Please do not use a #@$@ number without an assignment. Just call it BIP-oleganza-backup for the moment, until the text is ready. Otherwise we get a mess of number collisions and people calling things by colliding numbers they picked and not wanting to change them.

(this isn't nitpicking, it's happened multiple times)
Otherwise this sounds useful! Should it perhaps specify more of the storage service? e.g. how much data can you expect to store, how would such a service be compensated? how would you know which service(s) you're using?
The last in particular seems to be a tough question... but in general we should probably try to specify a "minimum interoperable unit", and I'm not sure if the message alone is terribly interesting.
WRT the spec. The IV really should be non-determinstic, it's already stored in the encrypted message. With a constant IV an observer can tell with AES block precision where the first modification to an updated copy was (and perhaps some more elaborate attacks, e.g. it would be trivially insecure if the cipher mode selected was CTR). There is no need for the IV to be deterministic that I'm aware of... If you're worried about embedded device RNG quality, you could recommend that the IV be constructed as H(time||other-random||pubkey).
You appear to have no length encoded for the plaintext. AES-CBC is only capable of encoding an integral number of blocks, so something must encode the plaintext length. I might suggest it use self-descriptive padding, e.g. there is always at least 1 byte of padding, and last byte says how many bytes of padding there are (up to 16, though perhaps some applications might want more padding to close a size sidechannel?). Another style of self-descriptive padding I've seen used is to pad with a 0 bit and then all ones until the end, and the receiver drops all trailing 1s and the last 0 (has the advantage of fewer decodings being invalid).

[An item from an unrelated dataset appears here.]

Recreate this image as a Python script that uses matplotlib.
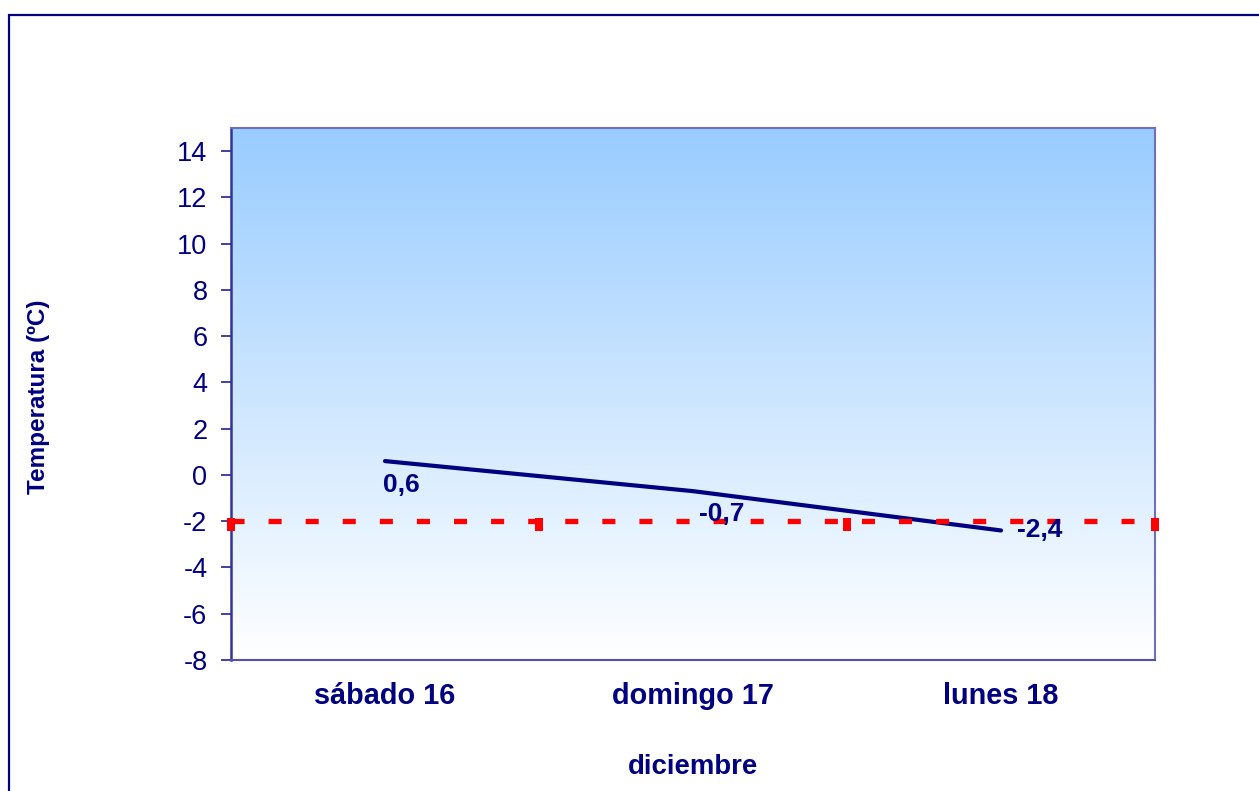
import numpy as np
import matplotlib
matplotlib.use('Agg')
import matplotlib.pyplot as plt
from matplotlib.path import Path
from matplotlib.patches import Rectangle
from matplotlib.colors import LinearSegmentedColormap

plt.rcParams['font.family'] = ['Liberation Sans', 'DejaVu Sans']
plt.rcParams['lines.scale_dashes'] = False
plt.rcParams['axes.unicode_minus'] = False

# datos
dias = ['sábado 16', 'domingo 17', 'lunes 18']
temperatura = [0.6, -0.7, -2.4]
etiquetas = ['0,6', '-0,7', '-2,4']
umbral = -2
umbral_x = [0.5, 1.5, 2.5, 3.5]

navy = '#000080'

fig = plt.figure(figsize=(12.59, 7.91), dpi=100)
ax = fig.add_axes([231/1259, 1-660/791, (1155-231)/1259, (660-128)/791])

# fondo degradado azul -> blanco
cmap = LinearSegmentedColormap.from_list('fondo', ['#ffffff', '#99ccff'])
grad = np.linspace(0, 1, 256).reshape(-1, 1)
ax.imshow(grad, cmap=cmap, origin='lower', aspect='auto',
          extent=[0, 1, 0, 1], transform=ax.transAxes, zorder=0)

x = np.arange(1, len(dias) + 1)
ax.plot(x, temperatura, color=navy, lw=3, solid_capstyle='round', zorder=3)

# linea de umbral roja con marcas
marca = Path([(-3.5, -9.5), (3.5, -9.5), (3.5, 2.5), (-3.5, 2.5), (-3.5, -9.5)],
             [Path.MOVETO, Path.LINETO, Path.LINETO, Path.LINETO, Path.CLOSEPOLY])
ax.plot(umbral_x, [umbral] * len(umbral_x), color='#ff0000', lw=3.8,
        dashes=(9.4, 17.3), marker=marca, markersize=13.7,
        markerfacecolor='#ff0000', markeredgewidth=0, clip_on=False, zorder=4)

offsets = [(-2, -24), (6, -23), (16, 0)]
for xi, yi, txt, off in zip(x, temperatura, etiquetas, offsets):
    ax.annotate(txt, (xi, yi), xytext=off, textcoords='offset pixels',
                ha='left', va='center', fontsize=19, fontweight='bold',
                color=navy, zorder=5)

ax.set_xlim(0.5, 3.5)
ax.set_ylim(-8, 15)
ax.set_yticks(range(-8, 15, 2))
ax.set_xticks(x)
ax.set_xticklabels(dias, fontsize=20.8, fontweight='bold', color=navy)
ax.tick_params(axis='x', length=0, pad=16)
ax.tick_params(axis='y', length=7, width=1.3, color='#333399', pad=10,
               labelsize=19.5, labelcolor=navy)

ax.spines['left'].set_color('#333399')
ax.spines['left'].set_linewidth(1.8)
ax.spines['bottom'].set_color('#5050a8')
ax.spines['bottom'].set_linewidth(1.5)
for s in ['top', 'right']:
    ax.spines[s].set_color('#7070b8')
    ax.spines[s].set_linewidth(1.5)

fig.text(693/1259, 1-767/791, 'diciembre', ha='center', va='center',
         fontsize=19.8, fontweight='bold', color=navy)
fig.text(39/1259, 1-397/791, 'Temperatura (ºC)', ha='center', va='center',
         rotation=90, fontsize=17.5, fontweight='bold', color=navy)

# borde exterior
fig.patches.append(Rectangle((9/1259, -0.1), 1.2, 1-15/791+0.1,
                             transform=fig.transFigure, fill=False,
                             edgecolor=navy, lw=1.6))

fig.savefig('out.png', dpi=100)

The signature encoding can be made constant length, and probably should be, doing so will save at least one byte (and probably several, depending on how you were planning on having a variable length signature encoding).
Is there a reason to keep the AuthFingerprint? It can be derived from the message itself and the signature (e.g. how bitcoin's signed message works), omitting it would save ~19 bytes.
Is there a particular motivation for using a digital signature instead of using a MAC? One reason I could see is that you might want to have multiple servers synchronizing their data without individually talking to the user, like the PGP SKS keyserver but for that case you'd want to add a sequence number (so you know if an update you're getting is a newer message or not).
Should these encrypted data chunks have a good-until date coded in them? I'd say it could be provided out of band, but not if we wanted it to be authenticated by the signatures (for the imagined synchronization network).
[Hm. Wow, a synchronizing server would be super cool for this, if we had a good way of avoiding abuse.]